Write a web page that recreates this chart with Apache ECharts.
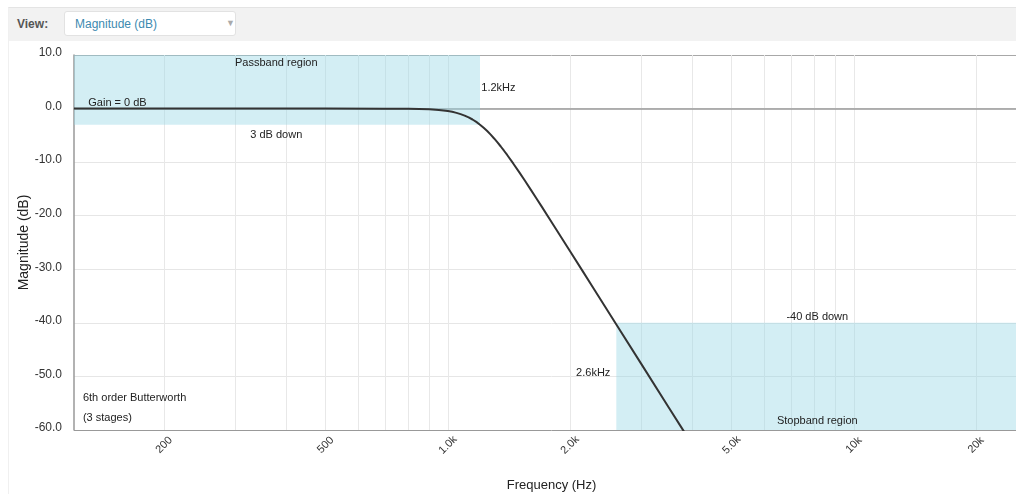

...

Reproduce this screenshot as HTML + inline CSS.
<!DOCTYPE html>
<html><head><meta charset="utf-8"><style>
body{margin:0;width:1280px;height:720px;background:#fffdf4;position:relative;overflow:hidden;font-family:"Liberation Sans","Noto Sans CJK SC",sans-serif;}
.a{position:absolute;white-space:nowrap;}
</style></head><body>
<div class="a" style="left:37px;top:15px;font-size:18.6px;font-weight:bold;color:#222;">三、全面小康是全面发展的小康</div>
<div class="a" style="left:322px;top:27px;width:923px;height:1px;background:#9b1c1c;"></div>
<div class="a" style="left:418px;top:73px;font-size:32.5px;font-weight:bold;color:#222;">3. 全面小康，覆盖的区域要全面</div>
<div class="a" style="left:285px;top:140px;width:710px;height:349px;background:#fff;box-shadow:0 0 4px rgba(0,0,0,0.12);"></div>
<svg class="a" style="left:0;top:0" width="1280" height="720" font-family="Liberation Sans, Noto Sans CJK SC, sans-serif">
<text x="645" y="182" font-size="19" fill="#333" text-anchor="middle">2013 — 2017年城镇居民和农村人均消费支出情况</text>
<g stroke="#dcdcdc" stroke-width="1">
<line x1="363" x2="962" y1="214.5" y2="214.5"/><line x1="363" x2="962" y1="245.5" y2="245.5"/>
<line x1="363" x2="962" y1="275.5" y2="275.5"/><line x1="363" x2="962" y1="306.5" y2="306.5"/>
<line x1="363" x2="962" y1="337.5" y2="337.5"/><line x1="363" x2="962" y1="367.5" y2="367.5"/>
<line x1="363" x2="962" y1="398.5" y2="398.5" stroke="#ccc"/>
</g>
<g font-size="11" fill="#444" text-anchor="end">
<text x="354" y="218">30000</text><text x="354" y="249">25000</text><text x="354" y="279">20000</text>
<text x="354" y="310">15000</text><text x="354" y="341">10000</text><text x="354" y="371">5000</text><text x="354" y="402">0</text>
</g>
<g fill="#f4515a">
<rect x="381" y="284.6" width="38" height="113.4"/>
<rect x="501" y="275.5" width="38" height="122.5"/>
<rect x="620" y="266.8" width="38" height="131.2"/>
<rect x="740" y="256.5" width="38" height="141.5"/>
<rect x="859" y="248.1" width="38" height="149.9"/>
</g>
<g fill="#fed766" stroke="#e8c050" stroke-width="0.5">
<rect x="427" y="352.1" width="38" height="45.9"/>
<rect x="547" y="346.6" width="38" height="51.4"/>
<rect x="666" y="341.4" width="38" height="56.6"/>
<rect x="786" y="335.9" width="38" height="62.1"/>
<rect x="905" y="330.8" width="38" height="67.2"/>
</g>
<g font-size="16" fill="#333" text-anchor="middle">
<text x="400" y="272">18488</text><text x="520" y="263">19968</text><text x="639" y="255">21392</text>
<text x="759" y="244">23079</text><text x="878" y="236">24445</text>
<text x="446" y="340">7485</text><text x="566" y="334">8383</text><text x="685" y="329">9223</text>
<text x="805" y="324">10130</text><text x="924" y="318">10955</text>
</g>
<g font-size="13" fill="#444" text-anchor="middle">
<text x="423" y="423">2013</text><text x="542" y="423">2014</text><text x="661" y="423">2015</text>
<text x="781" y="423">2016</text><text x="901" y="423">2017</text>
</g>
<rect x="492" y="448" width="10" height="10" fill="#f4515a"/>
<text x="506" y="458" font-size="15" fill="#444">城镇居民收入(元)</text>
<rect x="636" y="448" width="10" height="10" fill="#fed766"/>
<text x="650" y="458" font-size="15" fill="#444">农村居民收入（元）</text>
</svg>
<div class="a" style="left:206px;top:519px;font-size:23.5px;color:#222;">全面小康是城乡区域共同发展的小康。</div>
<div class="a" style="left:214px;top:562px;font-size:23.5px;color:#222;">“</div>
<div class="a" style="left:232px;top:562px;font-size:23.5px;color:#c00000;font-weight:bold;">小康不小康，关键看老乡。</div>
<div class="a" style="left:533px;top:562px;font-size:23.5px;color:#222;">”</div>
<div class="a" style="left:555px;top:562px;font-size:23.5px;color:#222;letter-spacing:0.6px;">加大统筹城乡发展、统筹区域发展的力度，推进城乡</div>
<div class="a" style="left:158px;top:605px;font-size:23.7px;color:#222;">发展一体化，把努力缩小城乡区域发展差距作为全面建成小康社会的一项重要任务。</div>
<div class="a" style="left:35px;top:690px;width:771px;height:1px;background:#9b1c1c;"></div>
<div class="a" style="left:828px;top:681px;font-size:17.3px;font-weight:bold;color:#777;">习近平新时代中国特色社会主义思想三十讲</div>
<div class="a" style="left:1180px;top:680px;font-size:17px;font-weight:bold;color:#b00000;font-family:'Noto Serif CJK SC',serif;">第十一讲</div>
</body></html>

...

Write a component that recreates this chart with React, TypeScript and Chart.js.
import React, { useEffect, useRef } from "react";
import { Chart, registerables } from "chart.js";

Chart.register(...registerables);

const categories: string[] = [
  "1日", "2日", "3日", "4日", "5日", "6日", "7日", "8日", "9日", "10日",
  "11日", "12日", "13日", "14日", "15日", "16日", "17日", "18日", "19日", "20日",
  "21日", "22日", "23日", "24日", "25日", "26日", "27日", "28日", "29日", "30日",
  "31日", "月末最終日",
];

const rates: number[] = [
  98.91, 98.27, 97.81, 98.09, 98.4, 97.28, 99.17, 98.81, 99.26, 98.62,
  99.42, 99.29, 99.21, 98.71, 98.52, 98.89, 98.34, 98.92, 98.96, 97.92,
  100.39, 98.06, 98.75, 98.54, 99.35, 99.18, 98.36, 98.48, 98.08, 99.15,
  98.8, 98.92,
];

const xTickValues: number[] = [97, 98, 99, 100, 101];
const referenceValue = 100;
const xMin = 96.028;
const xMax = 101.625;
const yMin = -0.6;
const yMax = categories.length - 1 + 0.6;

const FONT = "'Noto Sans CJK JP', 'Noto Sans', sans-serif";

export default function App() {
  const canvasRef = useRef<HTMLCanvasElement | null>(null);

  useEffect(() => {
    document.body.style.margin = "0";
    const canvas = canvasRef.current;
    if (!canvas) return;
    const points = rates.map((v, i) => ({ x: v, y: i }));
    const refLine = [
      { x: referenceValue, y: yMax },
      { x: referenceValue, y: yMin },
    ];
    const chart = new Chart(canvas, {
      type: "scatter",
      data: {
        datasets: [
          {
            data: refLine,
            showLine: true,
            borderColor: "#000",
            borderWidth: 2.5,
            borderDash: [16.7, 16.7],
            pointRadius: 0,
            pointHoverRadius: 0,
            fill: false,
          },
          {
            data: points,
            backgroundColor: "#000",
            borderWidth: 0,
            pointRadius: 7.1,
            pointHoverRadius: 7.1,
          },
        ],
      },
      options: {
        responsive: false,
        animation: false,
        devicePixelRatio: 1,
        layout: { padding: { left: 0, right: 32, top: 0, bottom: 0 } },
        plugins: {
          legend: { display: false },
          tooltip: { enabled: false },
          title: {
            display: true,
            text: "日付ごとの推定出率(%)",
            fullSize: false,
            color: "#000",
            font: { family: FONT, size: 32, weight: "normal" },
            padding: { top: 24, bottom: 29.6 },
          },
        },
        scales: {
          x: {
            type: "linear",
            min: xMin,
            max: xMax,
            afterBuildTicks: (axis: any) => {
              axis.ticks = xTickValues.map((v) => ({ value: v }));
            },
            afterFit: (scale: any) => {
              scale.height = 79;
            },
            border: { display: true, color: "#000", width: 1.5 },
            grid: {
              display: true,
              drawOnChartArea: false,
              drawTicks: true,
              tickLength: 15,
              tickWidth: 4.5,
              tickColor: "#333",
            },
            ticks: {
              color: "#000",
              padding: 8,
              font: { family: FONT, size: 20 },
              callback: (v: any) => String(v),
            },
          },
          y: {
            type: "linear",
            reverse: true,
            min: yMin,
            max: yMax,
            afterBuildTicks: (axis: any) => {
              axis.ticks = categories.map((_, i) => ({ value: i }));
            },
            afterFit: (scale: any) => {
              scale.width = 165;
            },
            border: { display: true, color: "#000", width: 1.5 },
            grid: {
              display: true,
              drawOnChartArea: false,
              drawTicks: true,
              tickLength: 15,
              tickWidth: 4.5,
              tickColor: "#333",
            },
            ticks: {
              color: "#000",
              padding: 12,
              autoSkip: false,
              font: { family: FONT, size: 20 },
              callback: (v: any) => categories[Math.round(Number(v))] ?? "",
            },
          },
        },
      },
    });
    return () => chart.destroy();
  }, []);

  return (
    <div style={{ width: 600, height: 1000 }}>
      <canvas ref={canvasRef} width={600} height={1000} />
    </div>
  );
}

- _GIVEN INSTRUCTION_
Exactly reproduce the lines that run from the line bearing "Write a component" through the line bearing "const canvasRef = useRef<HTMLCanvasElement", with both end lines included.

- _THE REPLY_
Write a component that recreates this chart with React, TypeScript and Chart.js.
import React, { useEffect, useRef } from "react";
import { Chart, registerables } from "chart.js";

Chart.register(...registerables);

const categories: string[] = [
  "1日", "2日", "3日", "4日", "5日", "6日", "7日", "8日", "9日", "10日",
  "11日", "12日", "13日", "14日", "15日", "16日", "17日", "18日", "19日", "20日",
  "21日", "22日", "23日", "24日", "25日", "26日", "27日", "28日", "29日", "30日",
  "31日", "月末最終日",
];

const rates: number[] = [
  98.91, 98.27, 97.81, 98.09, 98.4, 97.28, 99.17, 98.81, 99.26, 98.62,
  99.42, 99.29, 99.21, 98.71, 98.52, 98.89, 98.34, 98.92, 98.96, 97.92,
  100.39, 98.06, 98.75, 98.54, 99.35, 99.18, 98.36, 98.48, 98.08, 99.15,
  98.8, 98.92,
];

const xTickValues: number[] = [97, 98, 99, 100, 101];
const referenceValue = 100;
const xMin = 96.028;
const xMax = 101.625;
const yMin = -0.6;
const yMax = categories.length - 1 + 0.6;

const FONT = "'Noto Sans CJK JP', 'Noto Sans', sans-serif";

export default function App() {
  const canvasRef = useRef<HTMLCanvasElement | null>(null);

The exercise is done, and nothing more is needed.